_WHAT THE TASK REQUIRES_
Would you return the run of lines that starts at the one with "Recreate this image" and ends at the one with "t_eutectoid = 730", ends included, exactly as written and without the images?

[start GIVEN ENTRIES]

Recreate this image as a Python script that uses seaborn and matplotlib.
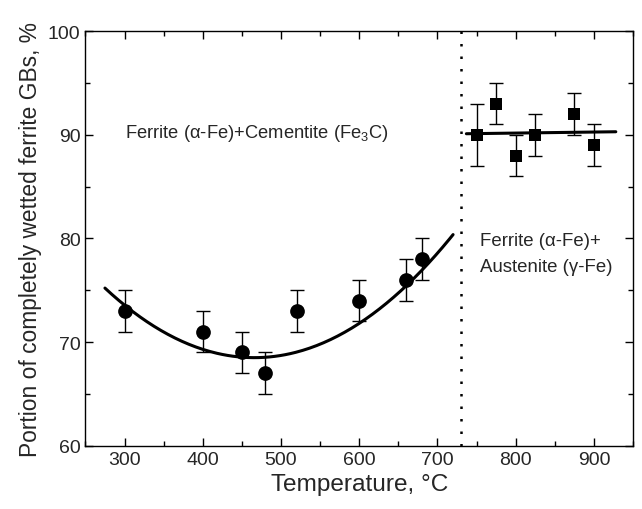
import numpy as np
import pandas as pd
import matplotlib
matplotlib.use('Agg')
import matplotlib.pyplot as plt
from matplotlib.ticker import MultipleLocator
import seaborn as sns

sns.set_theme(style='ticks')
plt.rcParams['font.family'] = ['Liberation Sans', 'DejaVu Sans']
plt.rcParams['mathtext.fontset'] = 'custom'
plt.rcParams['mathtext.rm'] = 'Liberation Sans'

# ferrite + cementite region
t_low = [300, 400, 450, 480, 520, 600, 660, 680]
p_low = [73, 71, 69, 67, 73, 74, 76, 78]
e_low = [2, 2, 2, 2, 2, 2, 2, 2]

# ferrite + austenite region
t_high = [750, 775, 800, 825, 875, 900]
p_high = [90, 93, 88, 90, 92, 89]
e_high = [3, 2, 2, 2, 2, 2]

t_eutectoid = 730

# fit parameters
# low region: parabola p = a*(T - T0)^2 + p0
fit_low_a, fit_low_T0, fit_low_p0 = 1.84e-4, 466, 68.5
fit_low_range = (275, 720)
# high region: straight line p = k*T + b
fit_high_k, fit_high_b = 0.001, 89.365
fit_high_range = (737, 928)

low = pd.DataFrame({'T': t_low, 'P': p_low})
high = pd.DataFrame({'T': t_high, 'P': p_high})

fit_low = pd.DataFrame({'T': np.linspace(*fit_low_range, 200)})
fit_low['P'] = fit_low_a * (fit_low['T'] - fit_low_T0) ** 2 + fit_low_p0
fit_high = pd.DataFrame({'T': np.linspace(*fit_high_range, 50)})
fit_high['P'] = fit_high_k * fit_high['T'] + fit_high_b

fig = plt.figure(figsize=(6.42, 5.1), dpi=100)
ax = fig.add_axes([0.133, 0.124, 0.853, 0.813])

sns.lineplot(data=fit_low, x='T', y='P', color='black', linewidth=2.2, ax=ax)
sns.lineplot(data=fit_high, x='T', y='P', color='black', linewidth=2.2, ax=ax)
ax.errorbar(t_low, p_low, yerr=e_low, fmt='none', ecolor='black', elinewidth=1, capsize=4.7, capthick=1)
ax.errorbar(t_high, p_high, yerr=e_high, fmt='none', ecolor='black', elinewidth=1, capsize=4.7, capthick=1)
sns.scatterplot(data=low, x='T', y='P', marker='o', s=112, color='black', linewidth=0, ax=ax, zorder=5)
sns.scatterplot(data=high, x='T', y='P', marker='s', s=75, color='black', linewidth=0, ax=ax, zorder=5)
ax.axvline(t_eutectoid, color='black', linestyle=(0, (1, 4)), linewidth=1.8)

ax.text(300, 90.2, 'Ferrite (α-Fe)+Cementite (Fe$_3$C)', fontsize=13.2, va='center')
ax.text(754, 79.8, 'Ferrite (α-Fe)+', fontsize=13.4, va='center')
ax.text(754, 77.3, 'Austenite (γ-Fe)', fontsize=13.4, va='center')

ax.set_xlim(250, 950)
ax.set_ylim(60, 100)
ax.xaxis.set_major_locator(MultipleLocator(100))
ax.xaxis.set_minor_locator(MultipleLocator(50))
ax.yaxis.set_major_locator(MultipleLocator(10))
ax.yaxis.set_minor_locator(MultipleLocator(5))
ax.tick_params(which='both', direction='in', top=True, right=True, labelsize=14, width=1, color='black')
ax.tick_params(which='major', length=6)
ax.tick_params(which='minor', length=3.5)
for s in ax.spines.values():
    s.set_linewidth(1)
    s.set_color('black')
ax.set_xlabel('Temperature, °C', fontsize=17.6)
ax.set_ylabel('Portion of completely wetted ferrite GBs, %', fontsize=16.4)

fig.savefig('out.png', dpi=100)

[end GIVEN ENTRIES]
[start GIVEN ENTRIES]

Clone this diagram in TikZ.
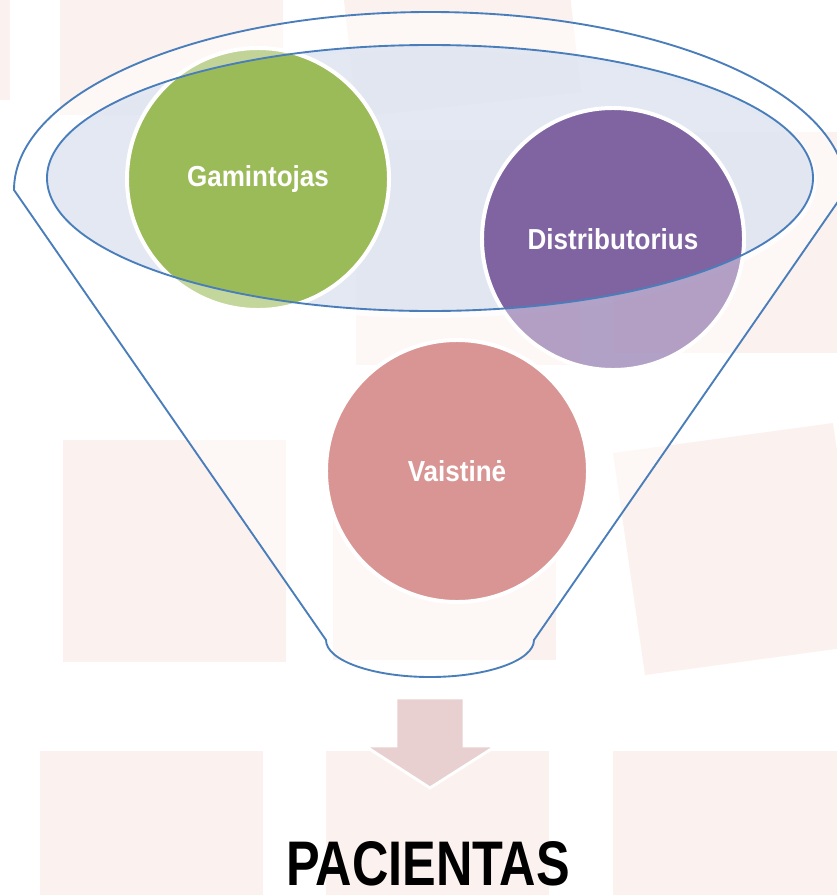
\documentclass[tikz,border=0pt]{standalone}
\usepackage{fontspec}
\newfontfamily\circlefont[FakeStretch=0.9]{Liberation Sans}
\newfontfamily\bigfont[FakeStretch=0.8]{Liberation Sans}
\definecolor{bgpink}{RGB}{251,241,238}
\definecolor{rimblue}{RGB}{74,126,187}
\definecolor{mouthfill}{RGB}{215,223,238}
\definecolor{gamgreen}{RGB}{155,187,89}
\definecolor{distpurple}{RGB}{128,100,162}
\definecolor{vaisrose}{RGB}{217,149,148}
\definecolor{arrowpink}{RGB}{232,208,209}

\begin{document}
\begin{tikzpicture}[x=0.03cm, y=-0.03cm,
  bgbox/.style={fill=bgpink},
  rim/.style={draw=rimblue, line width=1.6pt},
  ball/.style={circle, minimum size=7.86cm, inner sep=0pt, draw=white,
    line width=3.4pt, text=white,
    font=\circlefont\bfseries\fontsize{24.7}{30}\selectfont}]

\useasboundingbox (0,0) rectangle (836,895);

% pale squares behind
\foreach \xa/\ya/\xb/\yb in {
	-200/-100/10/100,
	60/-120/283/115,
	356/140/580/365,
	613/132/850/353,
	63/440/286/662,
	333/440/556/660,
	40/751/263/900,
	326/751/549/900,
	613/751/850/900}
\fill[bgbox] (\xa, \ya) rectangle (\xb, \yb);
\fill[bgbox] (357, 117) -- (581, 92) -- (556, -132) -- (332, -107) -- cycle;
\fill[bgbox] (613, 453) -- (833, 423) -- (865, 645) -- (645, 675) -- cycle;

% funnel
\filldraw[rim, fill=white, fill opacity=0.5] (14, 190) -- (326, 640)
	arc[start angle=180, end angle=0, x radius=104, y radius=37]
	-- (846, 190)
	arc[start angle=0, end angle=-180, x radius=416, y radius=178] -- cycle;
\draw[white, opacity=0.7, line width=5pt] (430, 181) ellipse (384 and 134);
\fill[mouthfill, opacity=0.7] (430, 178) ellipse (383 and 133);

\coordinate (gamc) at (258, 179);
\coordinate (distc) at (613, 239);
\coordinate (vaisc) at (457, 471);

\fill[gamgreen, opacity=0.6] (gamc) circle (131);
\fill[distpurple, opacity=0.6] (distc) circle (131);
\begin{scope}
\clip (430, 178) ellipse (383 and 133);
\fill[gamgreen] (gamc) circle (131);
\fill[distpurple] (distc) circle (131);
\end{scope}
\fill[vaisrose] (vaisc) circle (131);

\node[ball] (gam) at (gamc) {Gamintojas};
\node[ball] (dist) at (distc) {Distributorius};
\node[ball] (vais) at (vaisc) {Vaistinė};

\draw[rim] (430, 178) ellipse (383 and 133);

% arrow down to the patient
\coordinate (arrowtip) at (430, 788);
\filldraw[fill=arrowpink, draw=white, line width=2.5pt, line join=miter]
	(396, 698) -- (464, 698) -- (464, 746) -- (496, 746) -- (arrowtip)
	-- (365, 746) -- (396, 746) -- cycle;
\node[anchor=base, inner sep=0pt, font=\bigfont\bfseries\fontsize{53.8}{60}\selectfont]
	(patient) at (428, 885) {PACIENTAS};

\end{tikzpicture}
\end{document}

[end GIVEN ENTRIES]
[start GIVEN ENTRIES]

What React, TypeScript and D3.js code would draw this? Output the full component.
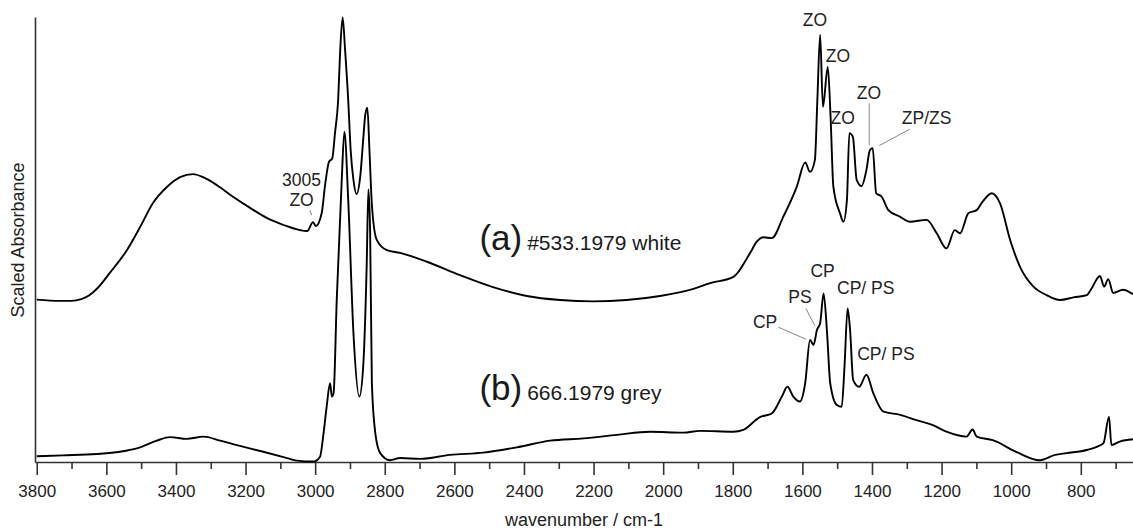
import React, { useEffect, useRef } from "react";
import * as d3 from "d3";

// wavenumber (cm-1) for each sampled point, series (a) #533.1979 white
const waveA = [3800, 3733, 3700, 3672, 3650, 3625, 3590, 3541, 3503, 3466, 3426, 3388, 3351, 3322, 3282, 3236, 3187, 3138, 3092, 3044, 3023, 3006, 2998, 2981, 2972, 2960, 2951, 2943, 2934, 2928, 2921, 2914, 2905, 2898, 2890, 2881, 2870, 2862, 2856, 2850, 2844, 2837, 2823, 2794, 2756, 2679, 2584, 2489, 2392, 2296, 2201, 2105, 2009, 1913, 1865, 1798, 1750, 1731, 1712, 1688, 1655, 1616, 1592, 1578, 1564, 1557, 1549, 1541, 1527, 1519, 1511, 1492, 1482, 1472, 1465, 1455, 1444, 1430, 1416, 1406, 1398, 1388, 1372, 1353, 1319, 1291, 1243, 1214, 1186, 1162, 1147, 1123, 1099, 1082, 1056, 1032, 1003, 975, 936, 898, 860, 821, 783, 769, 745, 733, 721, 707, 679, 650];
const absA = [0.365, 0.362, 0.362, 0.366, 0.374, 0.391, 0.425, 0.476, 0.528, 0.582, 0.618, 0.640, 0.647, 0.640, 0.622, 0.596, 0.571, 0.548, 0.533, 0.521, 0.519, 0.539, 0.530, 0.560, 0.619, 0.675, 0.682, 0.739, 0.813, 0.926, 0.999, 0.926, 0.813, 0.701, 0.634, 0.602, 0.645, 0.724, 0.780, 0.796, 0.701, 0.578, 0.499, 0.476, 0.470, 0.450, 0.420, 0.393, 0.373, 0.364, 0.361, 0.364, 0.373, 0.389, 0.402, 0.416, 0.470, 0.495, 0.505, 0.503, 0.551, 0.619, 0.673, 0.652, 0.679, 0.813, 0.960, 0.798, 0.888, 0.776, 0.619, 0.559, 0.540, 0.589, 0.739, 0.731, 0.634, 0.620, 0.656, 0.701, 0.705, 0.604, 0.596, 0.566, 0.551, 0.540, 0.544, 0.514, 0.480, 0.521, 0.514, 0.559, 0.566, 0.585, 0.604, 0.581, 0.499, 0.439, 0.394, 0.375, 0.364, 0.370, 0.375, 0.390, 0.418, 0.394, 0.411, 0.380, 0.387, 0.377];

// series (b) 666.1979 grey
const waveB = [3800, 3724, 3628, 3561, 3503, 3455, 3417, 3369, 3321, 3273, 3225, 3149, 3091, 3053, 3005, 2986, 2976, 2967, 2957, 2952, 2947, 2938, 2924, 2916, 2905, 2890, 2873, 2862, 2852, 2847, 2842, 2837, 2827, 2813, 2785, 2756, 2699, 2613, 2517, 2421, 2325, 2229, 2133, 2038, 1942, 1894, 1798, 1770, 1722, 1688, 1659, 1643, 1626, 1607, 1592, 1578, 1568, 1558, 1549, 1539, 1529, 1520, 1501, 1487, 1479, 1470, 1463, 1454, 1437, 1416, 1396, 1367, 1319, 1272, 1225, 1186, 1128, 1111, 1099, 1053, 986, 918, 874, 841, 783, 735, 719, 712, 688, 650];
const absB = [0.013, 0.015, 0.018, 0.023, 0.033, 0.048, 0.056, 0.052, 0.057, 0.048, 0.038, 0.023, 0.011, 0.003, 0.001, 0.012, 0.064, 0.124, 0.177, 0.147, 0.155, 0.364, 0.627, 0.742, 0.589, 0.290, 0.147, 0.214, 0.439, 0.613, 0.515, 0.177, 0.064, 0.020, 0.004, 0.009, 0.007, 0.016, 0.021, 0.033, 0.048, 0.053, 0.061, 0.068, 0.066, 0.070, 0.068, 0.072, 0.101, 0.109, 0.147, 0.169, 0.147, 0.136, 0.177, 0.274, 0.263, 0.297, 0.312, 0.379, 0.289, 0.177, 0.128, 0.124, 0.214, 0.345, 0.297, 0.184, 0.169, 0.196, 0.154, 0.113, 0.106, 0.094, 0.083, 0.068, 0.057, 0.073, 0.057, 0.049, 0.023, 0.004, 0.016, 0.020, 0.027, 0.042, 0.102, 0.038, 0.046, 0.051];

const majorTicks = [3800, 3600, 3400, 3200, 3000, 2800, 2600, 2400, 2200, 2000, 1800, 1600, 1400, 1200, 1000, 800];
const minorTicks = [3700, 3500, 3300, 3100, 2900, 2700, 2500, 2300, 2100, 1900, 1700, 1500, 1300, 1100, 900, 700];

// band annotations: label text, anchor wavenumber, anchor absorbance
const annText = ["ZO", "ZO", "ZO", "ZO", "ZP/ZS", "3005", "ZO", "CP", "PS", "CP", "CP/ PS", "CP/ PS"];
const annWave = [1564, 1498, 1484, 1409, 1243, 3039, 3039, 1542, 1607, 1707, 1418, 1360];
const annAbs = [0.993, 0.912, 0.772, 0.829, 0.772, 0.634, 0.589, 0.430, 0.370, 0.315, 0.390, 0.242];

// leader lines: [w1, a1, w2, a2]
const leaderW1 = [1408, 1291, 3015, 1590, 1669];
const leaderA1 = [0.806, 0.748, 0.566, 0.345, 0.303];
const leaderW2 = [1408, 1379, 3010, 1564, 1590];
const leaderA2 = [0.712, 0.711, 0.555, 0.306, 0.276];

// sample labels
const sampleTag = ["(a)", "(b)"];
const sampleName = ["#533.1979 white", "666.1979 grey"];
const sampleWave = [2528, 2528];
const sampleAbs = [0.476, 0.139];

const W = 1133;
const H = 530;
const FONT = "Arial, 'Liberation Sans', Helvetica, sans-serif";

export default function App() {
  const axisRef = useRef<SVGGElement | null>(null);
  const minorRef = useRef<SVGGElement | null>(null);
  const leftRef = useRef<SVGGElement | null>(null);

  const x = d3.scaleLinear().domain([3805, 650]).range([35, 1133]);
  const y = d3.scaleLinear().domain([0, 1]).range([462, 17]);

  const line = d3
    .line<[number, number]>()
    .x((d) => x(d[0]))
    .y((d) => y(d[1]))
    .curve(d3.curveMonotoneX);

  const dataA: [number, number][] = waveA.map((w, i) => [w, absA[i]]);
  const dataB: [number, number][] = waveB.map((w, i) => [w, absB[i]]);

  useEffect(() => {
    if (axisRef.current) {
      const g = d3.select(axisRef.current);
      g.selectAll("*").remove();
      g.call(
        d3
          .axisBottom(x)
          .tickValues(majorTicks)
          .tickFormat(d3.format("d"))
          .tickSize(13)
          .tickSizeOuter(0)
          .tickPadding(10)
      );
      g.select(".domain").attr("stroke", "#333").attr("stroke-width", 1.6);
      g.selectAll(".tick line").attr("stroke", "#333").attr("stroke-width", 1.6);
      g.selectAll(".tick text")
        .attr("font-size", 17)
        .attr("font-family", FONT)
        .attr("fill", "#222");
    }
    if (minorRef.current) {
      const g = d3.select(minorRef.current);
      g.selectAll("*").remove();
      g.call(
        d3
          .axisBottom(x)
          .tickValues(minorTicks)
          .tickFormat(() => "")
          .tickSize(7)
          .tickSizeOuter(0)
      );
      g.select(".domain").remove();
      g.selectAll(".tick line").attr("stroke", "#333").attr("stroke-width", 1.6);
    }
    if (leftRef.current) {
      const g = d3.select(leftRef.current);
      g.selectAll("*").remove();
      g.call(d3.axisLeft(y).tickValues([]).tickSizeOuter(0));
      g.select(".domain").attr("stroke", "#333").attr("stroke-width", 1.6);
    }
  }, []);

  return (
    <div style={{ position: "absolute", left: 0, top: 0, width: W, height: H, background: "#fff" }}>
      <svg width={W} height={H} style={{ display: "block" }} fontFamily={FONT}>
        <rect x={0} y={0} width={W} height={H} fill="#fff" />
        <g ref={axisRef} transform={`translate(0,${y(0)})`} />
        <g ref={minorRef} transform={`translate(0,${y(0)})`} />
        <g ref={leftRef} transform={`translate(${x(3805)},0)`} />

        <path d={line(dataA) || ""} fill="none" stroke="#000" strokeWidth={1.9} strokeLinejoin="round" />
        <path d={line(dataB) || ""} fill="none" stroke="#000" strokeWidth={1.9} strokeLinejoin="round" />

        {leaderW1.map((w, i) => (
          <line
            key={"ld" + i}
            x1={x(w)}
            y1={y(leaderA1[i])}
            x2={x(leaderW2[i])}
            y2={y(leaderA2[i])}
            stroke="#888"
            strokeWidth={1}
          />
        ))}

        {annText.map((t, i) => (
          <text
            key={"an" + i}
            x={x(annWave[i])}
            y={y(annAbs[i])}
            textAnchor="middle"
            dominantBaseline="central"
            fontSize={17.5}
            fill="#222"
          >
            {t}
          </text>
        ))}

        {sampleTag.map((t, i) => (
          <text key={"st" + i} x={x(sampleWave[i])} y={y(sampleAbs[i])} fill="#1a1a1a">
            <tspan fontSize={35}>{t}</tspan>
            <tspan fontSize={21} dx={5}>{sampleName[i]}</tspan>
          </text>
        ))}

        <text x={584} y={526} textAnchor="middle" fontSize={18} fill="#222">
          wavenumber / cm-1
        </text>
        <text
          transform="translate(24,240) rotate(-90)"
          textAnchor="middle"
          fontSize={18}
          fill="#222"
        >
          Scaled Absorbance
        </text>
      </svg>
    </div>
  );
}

[end GIVEN ENTRIES]

_FINAL RESULT_
Recreate this image as a Python script that uses seaborn and matplotlib.
import numpy as np
import pandas as pd
import matplotlib
matplotlib.use('Agg')
import matplotlib.pyplot as plt
from matplotlib.ticker import MultipleLocator
import seaborn as sns

sns.set_theme(style='ticks')
plt.rcParams['font.family'] = ['Liberation Sans', 'DejaVu Sans']
plt.rcParams['mathtext.fontset'] = 'custom'
plt.rcParams['mathtext.rm'] = 'Liberation Sans'

# ferrite + cementite region
t_low = [300, 400, 450, 480, 520, 600, 660, 680]
p_low = [73, 71, 69, 67, 73, 74, 76, 78]
e_low = [2, 2, 2, 2, 2, 2, 2, 2]

# ferrite + austenite region
t_high = [750, 775, 800, 825, 875, 900]
p_high = [90, 93, 88, 90, 92, 89]
e_high = [3, 2, 2, 2, 2, 2]

t_eutectoid = 730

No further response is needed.